Penkkarit (more formally penkinpainajaiset, "benchpressing [fest]", or bänkskuddardagen ("penkis, penkisdagen") in Swedish) is a yearly tradition among Finnish upper secondary school (lukio) students. The event is celebrated in the spring of their final, usually third, year as the final day of school, before the start of the matriculation exams. Traditionally, the date of penkkarit is a Thursday in late or mid-February.

==The origin==
Until 1919, the Finnish matriculation exam took place in University of Helsinki and was formally the entrance exam of this university. The upper secondary school students who wished to graduate left their hometowns for Helsinki, usually somewhat ceremonially. After 1919, the examination was conducted in schools. However, since the 1920s, the students stop attending classes in February, devoting themselves to solitary preparation for the exams which are held in March.

==Celebration==

The celebration of the penkkarit varies from school to school. Usually, the school-leaving students dress as for a masquerade, following a theme decided by themselves. The event often includes following elements
- school-leavers visiting the classes of junior students, interrupting the teaching and replacing it with a parody class.
- throwing candy at the junior students
- visiting lower secondary or primary school, meeting old teachers and throwing candy
- singing parodic songs about the teachers
- presenting a humorous short film (Finnish: abivideo) to other students at the school hall

The ceremonies usually end with the school-leavers riding away from the school on lorries decorated for the purpose. The design of the decorations is usually a mixture of pride in and insult at their own school. Often, the students then visit the major local elementary schools.

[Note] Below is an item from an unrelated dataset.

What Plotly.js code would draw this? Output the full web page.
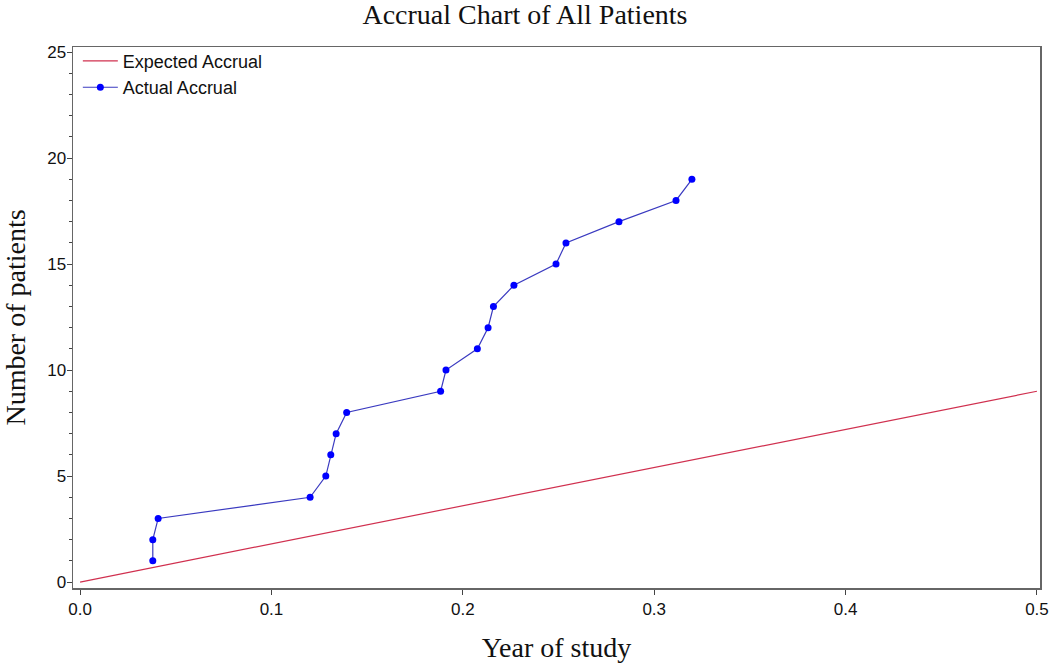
<!DOCTYPE html>
<html>
<head>
<meta charset="utf-8">
<script src="https://cdn.plot.ly/plotly-3.0.1.min.js"></script>
<style>html,body{margin:0;padding:0;background:#fff;}#chart{width:1050px;height:663px;}</style>
</head>
<body>
<div id="chart"></div>
<script>
// Actual accrual (year of study, cumulative patients)
const actualYears = [0.038, 0.038, 0.0408, 0.1202, 0.1284, 0.131, 0.1338, 0.1393, 0.1884, 0.1912, 0.2076, 0.2132, 0.216, 0.2267, 0.2487, 0.2539, 0.2816, 0.3114, 0.3197];
const actualPatients = [1, 2, 3, 4, 5, 6, 7, 8, 9, 10, 11, 12, 13, 14, 15, 16, 17, 18, 19];
// Expected accrual line
const expectedYears = [0, 0.5];
const expectedPatients = [0, 9];
const xTickVals = [0, 0.1, 0.2, 0.3, 0.4, 0.5];
const xTickText = ['0.0', '0.1', '0.2', '0.3', '0.4', '0.5'];
const yTickVals = [0, 5, 10, 15, 20, 25];

const sans = '"Liberation Sans", Arial, sans-serif';
const serif = '"Liberation Serif", "Times New Roman", serif';

const traces = [
  {
    x: expectedYears, y: expectedPatients, mode: 'lines', name: 'Expected Accrual',
    line: {color: '#d0304f', width: 1.2}
  },
  {
    x: actualYears, y: actualPatients, mode: 'lines+markers', name: 'Actual Accrual',
    line: {color: '#3a3ac0', width: 1.2},
    marker: {color: '#0000ff', size: 7}
  }
];

const layout = {
  width: 1050, height: 663,
  margin: {l: 73, r: 10, t: 47, b: 75},
  paper_bgcolor: '#fff', plot_bgcolor: '#fff',
  title: {text: 'Accrual Chart of All Patients', font: {family: serif, size: 28, color: '#111'}, x: 0.5, xanchor: 'center', xref: 'container', y: 0.979, yanchor: 'middle'},
  showlegend: true,
  legend: {x: 0.005, y: 1.008, xanchor: 'left', yanchor: 'top', bgcolor: 'rgba(0,0,0,0)', font: {family: sans, size: 18, color: '#111'}, itemwidth: 35, tracegroupgap: 0},
  xaxis: {
    range: [-0.0037, 0.5016], tickvals: xTickVals, ticktext: xTickText,
    showgrid: false, zeroline: false, showline: true, mirror: true, linecolor: '#666', linewidth: 1.5,
    ticks: 'outside', ticklen: 5, tickcolor: '#444', ticklabelstandoff: 0,
    tickfont: {family: sans, size: 17, color: '#111'},
    title: {text: 'Year of study', font: {family: serif, size: 28, color: '#111'}, standoff: 20}
  },
  yaxis: {
    range: [-0.28, 25.24], tickvals: yTickVals,
    showgrid: false, zeroline: false, showline: true, mirror: true, linecolor: '#666', linewidth: 1.5,
    ticks: 'outside', ticklen: 5, tickcolor: '#444', ticklabelstandoff: -3,
    minor: {dtick: 1, ticks: 'outside', ticklen: 3, tickcolor: '#444', showgrid: false},
    tickfont: {family: sans, size: 17, color: '#111'},
    title: {text: 'Number of patients', font: {family: serif, size: 28, color: '#111'}, standoff: 17}
  }
};

Plotly.newPlot('chart', traces, layout, {displayModeBar: false, staticPlot: true});
</script>
</body>
</html>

In larger towns, the penkkarit culminate at a parade where the lorries drive across the city at a slow speed, and the final-year students on top of them shouting slogans and throwing candy at passers-by. The event is particularly popular among children, who come to the streets to collect free candy. For example, in April 2022 there were more than 4000 local final-year students in individual lorries and trucks that drove the students in around Central Helsinki.